Sensing a landslide victory, Zuma held a rally of several thousand supporters in Johannesburg late on Thursday. "This party is an elephant," said the 67-year-old. "You cannot actually topple an elephant." Helen Zille, leader of the DA, could not hide her disappointment that the ANC's dominance would continue for another five years. "We've got to realign politics in South Africa," she said, "and that's what I'm going to spend the next five years doing."

The ANC's victory caps a remarkable personal comeback for Zuma. A Zulu patriarch who herded goats as a boy and completed just three years of school, he rose through the ranks of the ANC during apartheid. He served 10 years with Nelson Mandela on Robben Island in the 1960s and 1970s, and on his release and self-exile became the ANC's intelligence chief. In 1998, former President Thabo Mbeki made him his deputy in the party and the presidency.

But Zuma's career had appeared to be over when, in the space of a little over a year in 2005-6, he was sacked as Deputy President by Mbeki and charged in separate court cases with rape and corruption. After he was acquitted of rape in 2006, he rode a tide of internal discontent to beat Mbeki in a race for the leadership of the ANC in 2007. And just three weeks ago, state prosecutors dropped corruption charges against him, claiming the case had been irretrievably compromised by political interference under Mbeki. The election result, likely to be confirmed over the weekend, is further confirmation of Zuma's triumph over Mbeki. After Mbeki's ouster last September, his faction formed a breakaway party, the Congress of the People (Cope). But Cope was unable to settle on a leader, ran a poorly organized campaign, and on Friday was struggling to capture 7.4% of the vote. (Read a brief bio of Jacob Zuma.)

Alec Russell, author of Bring Me My Machine Gun: The Battle for the Soul of South Africa from Mandela to Zuma, said the result showed the enduring power of the ANC's historical legacy as the slayer of apartheid. "On paper you'd think the ANC would have got something of a kicking," he said. "The result shows the luster of liberation is very much undimmed. Loyalty trumps misgivings over policy failures."

Andrew Feinstein, a former ANC member of parliament who broke with the party over its attempts to block corruption investigations of senior leaders and chronicled his experience in a book titled After the Party, said that just as history took precedence over the immediate past for the party, so Zuma's reputation as a man of the people took precedence over concerns over his past conduct. "Even 51% of ANC supporters believe Zuma is guilty of corruption," said Feinstein. "But of those, 80% said they would vote for him.
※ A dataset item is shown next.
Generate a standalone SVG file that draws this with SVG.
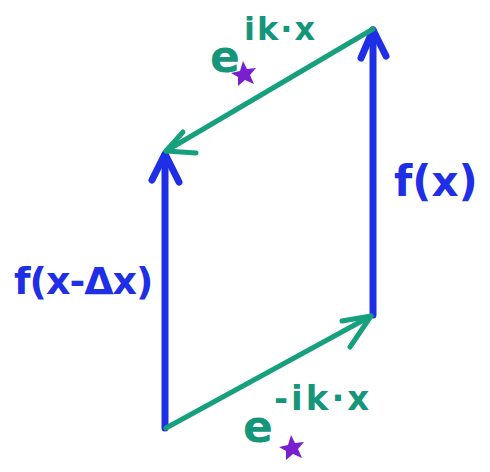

The message that this guy is from humble origins, this guy is you — that seems to overrule other concerns about him."

Despite the apparent decisiveness of his mandate, Zuma's intentions in office are far from clear. "We don't know what he stands for," says Russell. "He appears to be a man of no fixed opinions, a party man through and through. It is still utterly unclear how he will come to make a decision." Having presented himself as a champion of the poor, however, Zuma is under pressure to deliver. "He talked of a new era and a new chance. He has given people hope. Whether the ANC really will change its ways and deliver has to be open to question."

Observers will be looking for signs of Zuma's policy preferences in the choices he makes to staff his cabinet. Feinstein predicts the President-elect will want to reward his staunchest supporters on the ANC's left wing at the same time as maintaining an image of being business-friendly — a balancing act that will likely require a cabinet with a wide diversity of views. "The story becomes: how does Zuma manage this?" says Feinstein. "It's alright to tell people whatever they want to hear when you're campaigning, but in government you have to make hard choices. I think what we're going to see is a kind of battle for the soul of Jacob Zuma. And in that sense, the election hasn't decided that much. Everything is still up for grabs."